The efficacy studies demonstrated a profound reduction in strut-associated inflammation, with a 50% reduction in in-stent neointimal hyperplasia for each of the SRL coating formulations. Histological assessment revealed the presence of typical cellular components of the neointima and a similar degree of endothelialization for the SRL compared with the bare metal stents at 28 days. Therefore, critical reparative events, such as endothelialization and SMC colonization of the neointima, with SRL-eluting stents occur in a temporal sequence similar to that observed with bare metal stents. The focal remnants of residual fibrin deposition observed in the vessels with SRL-coated stents may reflect a delay in arterial repair or impaired fibrin degradation secondary to the local effects of the drug. Long-term studies are necessary to elucidate whether the drug is simply delaying the formation of neointima or subtly impairing fibrin degradation without late neointimal formation.

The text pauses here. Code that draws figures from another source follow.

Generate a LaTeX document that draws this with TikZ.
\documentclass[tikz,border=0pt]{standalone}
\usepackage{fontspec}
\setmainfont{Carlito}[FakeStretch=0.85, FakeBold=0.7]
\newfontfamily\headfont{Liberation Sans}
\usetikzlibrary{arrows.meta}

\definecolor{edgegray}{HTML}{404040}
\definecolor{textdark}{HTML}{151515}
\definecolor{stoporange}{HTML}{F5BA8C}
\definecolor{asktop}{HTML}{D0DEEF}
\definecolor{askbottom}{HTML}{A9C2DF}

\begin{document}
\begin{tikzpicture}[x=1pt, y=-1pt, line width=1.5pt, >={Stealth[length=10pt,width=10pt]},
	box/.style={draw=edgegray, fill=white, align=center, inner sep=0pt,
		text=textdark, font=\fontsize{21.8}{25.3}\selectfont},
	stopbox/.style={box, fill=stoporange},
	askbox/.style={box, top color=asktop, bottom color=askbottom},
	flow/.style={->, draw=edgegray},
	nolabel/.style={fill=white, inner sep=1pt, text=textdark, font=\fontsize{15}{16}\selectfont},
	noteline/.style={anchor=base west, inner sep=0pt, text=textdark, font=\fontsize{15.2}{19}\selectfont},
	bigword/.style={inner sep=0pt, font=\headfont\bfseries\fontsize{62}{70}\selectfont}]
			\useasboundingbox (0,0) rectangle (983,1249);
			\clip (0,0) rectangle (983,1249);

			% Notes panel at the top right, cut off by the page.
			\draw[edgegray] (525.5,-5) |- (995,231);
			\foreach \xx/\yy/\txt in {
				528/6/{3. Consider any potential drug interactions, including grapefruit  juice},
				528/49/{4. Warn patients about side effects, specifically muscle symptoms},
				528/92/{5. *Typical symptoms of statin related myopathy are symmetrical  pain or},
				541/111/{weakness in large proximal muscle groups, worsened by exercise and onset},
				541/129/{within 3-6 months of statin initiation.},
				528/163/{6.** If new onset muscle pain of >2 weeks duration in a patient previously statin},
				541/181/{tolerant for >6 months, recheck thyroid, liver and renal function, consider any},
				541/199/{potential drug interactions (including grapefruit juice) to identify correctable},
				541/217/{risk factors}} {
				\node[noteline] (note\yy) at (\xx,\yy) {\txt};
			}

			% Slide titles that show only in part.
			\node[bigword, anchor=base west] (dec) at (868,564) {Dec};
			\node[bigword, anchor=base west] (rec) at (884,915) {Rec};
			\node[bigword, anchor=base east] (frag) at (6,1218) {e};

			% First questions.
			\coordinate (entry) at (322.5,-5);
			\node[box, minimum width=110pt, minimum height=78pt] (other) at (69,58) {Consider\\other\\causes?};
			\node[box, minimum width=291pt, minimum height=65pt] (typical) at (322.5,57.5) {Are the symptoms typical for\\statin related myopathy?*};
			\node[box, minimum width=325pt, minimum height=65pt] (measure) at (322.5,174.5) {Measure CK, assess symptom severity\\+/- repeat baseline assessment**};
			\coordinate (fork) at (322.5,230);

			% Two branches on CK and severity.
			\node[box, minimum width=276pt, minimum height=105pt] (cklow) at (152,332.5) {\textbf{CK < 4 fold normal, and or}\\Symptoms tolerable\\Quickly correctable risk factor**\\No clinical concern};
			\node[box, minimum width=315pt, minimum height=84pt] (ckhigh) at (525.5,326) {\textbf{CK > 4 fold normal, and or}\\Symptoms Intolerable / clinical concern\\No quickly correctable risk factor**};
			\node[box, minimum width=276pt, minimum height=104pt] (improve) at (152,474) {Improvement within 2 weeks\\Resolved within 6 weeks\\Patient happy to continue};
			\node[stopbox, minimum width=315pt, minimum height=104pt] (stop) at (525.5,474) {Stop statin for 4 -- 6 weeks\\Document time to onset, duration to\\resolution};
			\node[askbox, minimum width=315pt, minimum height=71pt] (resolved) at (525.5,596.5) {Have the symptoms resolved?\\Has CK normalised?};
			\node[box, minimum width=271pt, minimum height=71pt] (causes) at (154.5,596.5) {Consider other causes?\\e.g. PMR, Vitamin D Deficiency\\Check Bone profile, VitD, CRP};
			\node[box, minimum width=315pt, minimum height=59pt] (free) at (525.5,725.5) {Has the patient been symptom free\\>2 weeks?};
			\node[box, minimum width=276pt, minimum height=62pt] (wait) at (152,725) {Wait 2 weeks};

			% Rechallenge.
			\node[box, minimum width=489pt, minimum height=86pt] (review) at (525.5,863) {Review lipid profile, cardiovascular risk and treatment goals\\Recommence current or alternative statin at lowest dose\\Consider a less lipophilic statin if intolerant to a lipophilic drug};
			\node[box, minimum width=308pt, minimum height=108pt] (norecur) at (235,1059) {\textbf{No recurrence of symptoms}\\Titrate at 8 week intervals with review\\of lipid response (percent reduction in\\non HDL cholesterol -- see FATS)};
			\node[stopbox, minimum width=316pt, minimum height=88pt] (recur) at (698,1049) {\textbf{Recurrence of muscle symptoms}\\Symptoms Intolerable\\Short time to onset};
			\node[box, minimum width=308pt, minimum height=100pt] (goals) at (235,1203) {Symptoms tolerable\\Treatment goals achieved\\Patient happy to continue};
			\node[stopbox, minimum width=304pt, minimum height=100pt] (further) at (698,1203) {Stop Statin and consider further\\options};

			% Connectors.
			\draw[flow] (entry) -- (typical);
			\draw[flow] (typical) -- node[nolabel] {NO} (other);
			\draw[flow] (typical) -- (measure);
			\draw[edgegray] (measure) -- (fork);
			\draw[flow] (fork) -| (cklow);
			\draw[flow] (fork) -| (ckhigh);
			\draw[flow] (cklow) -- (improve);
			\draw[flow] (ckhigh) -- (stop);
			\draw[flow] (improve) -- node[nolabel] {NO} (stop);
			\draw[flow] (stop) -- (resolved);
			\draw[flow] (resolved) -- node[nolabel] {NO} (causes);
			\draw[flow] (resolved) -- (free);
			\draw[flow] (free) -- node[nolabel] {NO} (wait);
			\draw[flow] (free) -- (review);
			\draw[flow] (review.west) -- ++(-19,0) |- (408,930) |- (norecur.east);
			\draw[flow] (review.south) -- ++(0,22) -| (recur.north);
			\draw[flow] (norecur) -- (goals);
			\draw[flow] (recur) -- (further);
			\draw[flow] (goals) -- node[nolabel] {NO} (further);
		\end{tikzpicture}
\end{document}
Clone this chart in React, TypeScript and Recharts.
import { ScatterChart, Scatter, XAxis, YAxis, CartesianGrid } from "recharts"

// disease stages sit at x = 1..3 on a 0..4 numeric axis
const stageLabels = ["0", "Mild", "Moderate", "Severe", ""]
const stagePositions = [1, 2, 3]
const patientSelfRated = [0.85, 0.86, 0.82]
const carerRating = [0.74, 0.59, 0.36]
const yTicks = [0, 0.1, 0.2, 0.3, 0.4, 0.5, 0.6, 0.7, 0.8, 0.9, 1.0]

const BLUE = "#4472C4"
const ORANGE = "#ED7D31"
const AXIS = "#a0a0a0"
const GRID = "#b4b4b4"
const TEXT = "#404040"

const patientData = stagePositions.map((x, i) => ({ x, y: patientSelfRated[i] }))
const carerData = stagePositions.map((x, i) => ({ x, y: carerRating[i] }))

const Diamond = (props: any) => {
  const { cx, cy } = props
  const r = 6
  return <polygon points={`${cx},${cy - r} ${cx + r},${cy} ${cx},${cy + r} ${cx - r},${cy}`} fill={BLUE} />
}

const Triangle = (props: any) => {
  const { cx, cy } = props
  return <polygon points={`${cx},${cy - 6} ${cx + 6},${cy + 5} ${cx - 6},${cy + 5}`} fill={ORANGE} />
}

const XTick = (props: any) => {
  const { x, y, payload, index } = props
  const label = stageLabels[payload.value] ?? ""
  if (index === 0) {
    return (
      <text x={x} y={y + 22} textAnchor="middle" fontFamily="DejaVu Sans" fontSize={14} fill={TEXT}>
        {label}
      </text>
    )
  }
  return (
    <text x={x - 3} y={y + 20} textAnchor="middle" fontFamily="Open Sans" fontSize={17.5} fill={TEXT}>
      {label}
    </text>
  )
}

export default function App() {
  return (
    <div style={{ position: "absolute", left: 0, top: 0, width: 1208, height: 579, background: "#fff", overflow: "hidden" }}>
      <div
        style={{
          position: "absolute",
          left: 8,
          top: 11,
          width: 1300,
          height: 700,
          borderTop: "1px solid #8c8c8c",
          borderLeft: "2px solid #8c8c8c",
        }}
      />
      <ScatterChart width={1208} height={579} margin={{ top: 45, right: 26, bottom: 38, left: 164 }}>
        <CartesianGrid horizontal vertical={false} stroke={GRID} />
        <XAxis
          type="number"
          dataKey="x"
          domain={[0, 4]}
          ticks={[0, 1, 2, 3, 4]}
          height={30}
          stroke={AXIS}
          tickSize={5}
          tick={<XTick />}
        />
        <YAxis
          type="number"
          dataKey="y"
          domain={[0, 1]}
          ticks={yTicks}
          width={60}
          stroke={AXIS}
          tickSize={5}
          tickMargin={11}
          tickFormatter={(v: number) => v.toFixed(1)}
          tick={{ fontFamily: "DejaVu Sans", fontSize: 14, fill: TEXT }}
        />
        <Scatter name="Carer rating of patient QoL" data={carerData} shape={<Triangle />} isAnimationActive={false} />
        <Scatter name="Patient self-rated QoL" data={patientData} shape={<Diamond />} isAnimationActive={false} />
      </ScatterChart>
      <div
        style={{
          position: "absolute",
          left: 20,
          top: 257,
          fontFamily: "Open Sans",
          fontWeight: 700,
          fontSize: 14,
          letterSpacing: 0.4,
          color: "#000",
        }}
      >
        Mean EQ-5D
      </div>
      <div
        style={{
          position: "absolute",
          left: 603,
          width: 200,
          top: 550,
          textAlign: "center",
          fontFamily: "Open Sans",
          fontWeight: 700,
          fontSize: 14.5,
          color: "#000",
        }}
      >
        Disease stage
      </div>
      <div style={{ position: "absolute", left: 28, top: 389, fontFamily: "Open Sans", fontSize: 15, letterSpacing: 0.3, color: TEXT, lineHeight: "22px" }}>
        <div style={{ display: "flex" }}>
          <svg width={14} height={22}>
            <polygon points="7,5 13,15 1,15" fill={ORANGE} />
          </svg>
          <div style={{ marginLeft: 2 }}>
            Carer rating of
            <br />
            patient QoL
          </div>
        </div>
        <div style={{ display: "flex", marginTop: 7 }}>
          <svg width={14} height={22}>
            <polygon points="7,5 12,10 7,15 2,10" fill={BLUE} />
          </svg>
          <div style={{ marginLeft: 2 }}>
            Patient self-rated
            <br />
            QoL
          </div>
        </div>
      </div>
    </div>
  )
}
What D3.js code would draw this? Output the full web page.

The analysis of arterial wall protein expression at 7 days suggests that the mechanism of action by which stent-based delivery of SRL reduces in-stent neointimal formation is similar to systemic treatment with the agent. A Western blot demonstrated a profound reduction in PCNA expression in the vessel wall for the SRL-eluting compared with bare metal stents. We also documented reduced phosphorylation of pRb by an SRL-eluting stent, which is consistent with the proven effects of the agent on cell cycle signaling and proliferation. Furthermore, a significant reduction in strut-associated inflammation was observed at 28 days for the SRL compared with bare metal stents, suggesting the potential for additional mechanisms of action to inhibit neointimal formation. Analysis of the vessel wall protein expression documented a 70% reduction in the inflammatory cytokine MCP-1 for the SRL-eluting compared with a bare metal stent. Unlike cyclosporine and tacrolimus, SRL is a weak inhibitor of cytokine production. The potent immunosuppressive effect of SRL is directed toward inhibiting the proliferation of T cells by blocking IL-2 activation of p70s6 kinase.12 The observed reduction of MCP-1 in the present study may be secondary to the effects of SRL on cellular proliferation and the production of cytokines by SMCs.
This study is limited to observations in experimental models of restenosis whose relevance to human clinical circumstances is uncertain. The long-term effects of the polymer and drug-polymer formulation are unknown. The observed efficacy at 28 days may not be sustained after the drug concentration wanes to a subtherapeutic level. The dose-response effects for this SRL-eluting stent are incompletely characterized, although we have demonstrated a dose-dependent reduction in intimal hyperplasia with 60 μg to 200 μg SRL–coated stents in the rabbit model. Finally, stent-based SRL delivery may delay maturation and normal endothelial function, thus increasing the potential for a late thrombotic event. Recent clinical data, however, demonstrate inhibition of neointimal hyperplasia without any thrombotic events at 4 months after SRL-coated stent placement in patients with focal native coronary arterial lesions.17
Despite the limitations, our data provide sufficient evidence to conclude that stent-based delivery of SRL via a nonerodable polymer matrix is feasible and effectively reduces in-stent neointimal formation. An SRL-coated stent, unlike other potent antiproliferative restenosis therapies, does not induce stimulatory “edge” phenomena.18 Local stent-based delivery of SRL profoundly suppresses neointimal hyperplasia by inhibiting cell cycle progression and expression of inflammatory cytokines.
This study was funded by a grant from Cordis Co, Warren, NJ.